Directive. Give again, word for word, each line from the top of the listing through the line that holds "var ticksA = [-4, -2, 0, 2, 4];".

+++ Supplied material

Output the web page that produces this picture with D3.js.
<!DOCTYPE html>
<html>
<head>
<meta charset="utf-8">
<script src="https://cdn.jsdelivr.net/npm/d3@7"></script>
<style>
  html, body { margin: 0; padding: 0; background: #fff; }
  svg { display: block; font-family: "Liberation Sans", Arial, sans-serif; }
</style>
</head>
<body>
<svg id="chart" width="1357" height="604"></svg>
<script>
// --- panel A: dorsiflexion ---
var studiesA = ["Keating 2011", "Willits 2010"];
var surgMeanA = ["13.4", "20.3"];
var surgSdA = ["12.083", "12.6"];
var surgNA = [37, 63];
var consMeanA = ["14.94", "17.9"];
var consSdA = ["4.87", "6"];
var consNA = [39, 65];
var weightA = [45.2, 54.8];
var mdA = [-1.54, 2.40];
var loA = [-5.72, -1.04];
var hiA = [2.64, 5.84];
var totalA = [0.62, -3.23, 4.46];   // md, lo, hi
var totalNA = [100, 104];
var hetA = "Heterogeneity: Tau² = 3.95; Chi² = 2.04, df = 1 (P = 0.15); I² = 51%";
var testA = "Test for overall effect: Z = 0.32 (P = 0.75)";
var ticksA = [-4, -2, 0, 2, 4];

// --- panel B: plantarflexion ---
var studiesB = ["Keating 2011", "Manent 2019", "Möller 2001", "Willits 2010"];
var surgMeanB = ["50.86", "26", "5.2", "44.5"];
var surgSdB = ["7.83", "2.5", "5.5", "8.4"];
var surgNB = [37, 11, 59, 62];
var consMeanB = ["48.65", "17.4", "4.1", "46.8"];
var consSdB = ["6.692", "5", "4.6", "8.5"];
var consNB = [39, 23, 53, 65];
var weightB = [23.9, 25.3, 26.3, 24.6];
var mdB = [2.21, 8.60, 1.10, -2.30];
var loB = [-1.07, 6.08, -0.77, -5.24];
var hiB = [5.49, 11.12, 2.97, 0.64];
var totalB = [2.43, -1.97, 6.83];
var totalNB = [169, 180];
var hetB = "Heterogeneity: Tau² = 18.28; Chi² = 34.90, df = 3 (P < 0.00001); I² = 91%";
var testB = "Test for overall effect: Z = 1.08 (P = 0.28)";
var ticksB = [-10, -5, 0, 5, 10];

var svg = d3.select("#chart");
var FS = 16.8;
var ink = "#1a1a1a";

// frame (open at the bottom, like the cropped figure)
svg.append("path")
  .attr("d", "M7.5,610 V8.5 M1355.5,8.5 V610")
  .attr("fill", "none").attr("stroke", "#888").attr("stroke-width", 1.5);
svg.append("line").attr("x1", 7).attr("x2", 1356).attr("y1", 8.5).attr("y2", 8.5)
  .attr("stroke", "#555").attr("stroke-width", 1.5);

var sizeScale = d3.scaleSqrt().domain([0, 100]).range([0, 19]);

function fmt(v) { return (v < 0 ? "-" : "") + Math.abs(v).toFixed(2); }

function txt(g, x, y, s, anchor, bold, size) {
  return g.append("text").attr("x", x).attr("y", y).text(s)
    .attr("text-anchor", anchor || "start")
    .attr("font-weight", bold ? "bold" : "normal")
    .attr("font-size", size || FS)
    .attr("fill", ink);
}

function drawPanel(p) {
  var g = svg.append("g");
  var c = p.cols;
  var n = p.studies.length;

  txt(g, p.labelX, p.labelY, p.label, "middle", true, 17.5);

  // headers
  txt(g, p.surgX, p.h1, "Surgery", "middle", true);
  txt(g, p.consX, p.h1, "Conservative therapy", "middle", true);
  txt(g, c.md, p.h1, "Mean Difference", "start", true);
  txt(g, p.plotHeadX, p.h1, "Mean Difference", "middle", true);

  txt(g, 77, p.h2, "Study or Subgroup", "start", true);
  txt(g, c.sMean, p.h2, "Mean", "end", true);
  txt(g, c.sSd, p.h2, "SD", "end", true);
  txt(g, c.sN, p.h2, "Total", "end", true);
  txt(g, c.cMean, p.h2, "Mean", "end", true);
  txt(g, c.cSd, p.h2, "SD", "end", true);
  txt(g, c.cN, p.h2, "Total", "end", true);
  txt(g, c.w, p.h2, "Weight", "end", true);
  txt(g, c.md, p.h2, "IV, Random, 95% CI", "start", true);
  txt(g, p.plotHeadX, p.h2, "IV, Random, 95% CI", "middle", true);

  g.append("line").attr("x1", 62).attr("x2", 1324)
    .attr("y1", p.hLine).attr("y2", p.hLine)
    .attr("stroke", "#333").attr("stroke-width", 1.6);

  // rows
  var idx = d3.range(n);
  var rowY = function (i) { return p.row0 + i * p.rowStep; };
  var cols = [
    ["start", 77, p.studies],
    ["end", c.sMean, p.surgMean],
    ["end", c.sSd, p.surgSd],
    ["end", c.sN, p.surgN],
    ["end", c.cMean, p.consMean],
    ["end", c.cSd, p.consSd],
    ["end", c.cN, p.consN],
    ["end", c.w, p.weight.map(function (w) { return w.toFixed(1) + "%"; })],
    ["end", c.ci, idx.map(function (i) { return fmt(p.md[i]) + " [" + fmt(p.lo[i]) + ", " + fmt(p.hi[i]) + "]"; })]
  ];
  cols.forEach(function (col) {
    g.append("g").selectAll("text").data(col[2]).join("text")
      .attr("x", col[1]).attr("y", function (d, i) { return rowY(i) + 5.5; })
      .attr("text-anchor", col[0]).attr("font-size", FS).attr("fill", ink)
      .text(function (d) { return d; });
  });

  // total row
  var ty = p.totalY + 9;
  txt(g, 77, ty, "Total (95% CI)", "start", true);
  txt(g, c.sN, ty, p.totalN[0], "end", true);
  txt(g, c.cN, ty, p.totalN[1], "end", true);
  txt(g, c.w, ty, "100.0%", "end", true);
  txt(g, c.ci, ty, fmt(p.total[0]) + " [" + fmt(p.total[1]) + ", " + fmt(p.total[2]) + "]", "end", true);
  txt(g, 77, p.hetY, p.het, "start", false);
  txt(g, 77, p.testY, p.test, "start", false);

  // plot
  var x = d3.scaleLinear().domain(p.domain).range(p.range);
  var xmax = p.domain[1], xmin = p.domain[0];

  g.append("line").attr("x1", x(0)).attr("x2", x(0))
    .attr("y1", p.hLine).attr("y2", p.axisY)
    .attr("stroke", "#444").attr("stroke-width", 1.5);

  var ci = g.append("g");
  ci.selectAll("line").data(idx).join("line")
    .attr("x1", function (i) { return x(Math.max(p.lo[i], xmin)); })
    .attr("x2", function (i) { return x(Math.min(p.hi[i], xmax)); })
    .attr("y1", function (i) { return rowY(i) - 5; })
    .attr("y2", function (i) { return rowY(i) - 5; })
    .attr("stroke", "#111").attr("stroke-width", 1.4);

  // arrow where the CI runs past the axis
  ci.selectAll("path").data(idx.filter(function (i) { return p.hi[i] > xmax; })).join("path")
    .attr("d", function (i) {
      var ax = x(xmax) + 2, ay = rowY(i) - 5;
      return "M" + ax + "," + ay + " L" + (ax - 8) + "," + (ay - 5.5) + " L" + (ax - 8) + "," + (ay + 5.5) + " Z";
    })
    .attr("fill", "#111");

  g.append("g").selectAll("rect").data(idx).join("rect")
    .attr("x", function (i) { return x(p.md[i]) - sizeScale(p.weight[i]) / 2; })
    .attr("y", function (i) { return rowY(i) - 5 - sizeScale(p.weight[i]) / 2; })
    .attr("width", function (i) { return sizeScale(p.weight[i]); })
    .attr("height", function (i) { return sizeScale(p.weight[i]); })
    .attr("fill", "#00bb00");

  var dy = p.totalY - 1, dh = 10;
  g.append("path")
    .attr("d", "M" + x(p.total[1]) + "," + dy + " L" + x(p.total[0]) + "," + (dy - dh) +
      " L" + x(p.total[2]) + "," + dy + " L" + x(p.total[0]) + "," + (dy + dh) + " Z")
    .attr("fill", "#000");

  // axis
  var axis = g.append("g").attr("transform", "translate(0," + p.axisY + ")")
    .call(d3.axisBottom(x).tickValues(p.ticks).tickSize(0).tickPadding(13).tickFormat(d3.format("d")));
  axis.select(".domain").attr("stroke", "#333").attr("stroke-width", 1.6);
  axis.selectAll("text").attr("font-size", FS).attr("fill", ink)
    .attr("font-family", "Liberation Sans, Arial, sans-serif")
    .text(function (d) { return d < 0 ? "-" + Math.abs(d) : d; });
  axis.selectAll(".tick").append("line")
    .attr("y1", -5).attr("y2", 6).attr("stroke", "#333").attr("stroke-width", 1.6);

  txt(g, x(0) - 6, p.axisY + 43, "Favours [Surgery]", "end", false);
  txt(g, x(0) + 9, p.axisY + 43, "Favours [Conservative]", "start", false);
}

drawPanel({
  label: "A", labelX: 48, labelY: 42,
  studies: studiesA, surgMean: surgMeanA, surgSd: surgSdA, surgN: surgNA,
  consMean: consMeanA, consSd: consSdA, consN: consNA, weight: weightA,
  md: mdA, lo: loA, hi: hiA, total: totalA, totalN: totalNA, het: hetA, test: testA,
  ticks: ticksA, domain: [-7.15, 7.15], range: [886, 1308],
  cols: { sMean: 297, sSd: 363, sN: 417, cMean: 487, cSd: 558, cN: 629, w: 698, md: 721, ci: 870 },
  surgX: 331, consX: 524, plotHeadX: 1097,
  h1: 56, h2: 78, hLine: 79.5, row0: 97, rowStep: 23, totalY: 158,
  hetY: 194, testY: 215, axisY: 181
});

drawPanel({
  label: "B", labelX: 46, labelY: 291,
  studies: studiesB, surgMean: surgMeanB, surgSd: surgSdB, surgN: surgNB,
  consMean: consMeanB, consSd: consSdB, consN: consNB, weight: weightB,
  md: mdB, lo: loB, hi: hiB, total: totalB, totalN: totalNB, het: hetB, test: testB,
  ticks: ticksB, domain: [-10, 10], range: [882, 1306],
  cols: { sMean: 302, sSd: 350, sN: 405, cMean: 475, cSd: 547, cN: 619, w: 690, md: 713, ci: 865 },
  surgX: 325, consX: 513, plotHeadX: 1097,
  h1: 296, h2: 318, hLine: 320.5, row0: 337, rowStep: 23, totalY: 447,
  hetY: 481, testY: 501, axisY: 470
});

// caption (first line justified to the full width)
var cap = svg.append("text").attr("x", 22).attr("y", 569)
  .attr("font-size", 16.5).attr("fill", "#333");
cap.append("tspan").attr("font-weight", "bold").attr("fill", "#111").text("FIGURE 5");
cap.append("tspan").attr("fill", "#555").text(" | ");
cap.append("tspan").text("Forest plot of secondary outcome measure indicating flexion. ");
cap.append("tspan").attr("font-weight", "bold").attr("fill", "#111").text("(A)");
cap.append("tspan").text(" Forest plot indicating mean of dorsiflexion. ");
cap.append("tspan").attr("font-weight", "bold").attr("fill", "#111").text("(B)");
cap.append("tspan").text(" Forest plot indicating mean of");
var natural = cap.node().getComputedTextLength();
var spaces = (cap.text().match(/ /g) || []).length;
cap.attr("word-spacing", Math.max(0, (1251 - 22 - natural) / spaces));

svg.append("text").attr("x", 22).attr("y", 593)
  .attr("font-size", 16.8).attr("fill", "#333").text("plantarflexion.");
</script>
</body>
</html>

++++++

Task response.
Output the web page that produces this picture with D3.js.
<!DOCTYPE html>
<html>
<head>
<meta charset="utf-8">
<script src="https://cdn.jsdelivr.net/npm/d3@7"></script>
<style>
  html, body { margin: 0; padding: 0; background: #fff; }
  svg { display: block; font-family: "Liberation Sans", Arial, sans-serif; }
</style>
</head>
<body>
<svg id="chart" width="1357" height="604"></svg>
<script>
// --- panel A: dorsiflexion ---
var studiesA = ["Keating 2011", "Willits 2010"];
var surgMeanA = ["13.4", "20.3"];
var surgSdA = ["12.083", "12.6"];
var surgNA = [37, 63];
var consMeanA = ["14.94", "17.9"];
var consSdA = ["4.87", "6"];
var consNA = [39, 65];
var weightA = [45.2, 54.8];
var mdA = [-1.54, 2.40];
var loA = [-5.72, -1.04];
var hiA = [2.64, 5.84];
var totalA = [0.62, -3.23, 4.46];   // md, lo, hi
var totalNA = [100, 104];
var hetA = "Heterogeneity: Tau² = 3.95; Chi² = 2.04, df = 1 (P = 0.15); I² = 51%";
var testA = "Test for overall effect: Z = 0.32 (P = 0.75)";
var ticksA = [-4, -2, 0, 2, 4];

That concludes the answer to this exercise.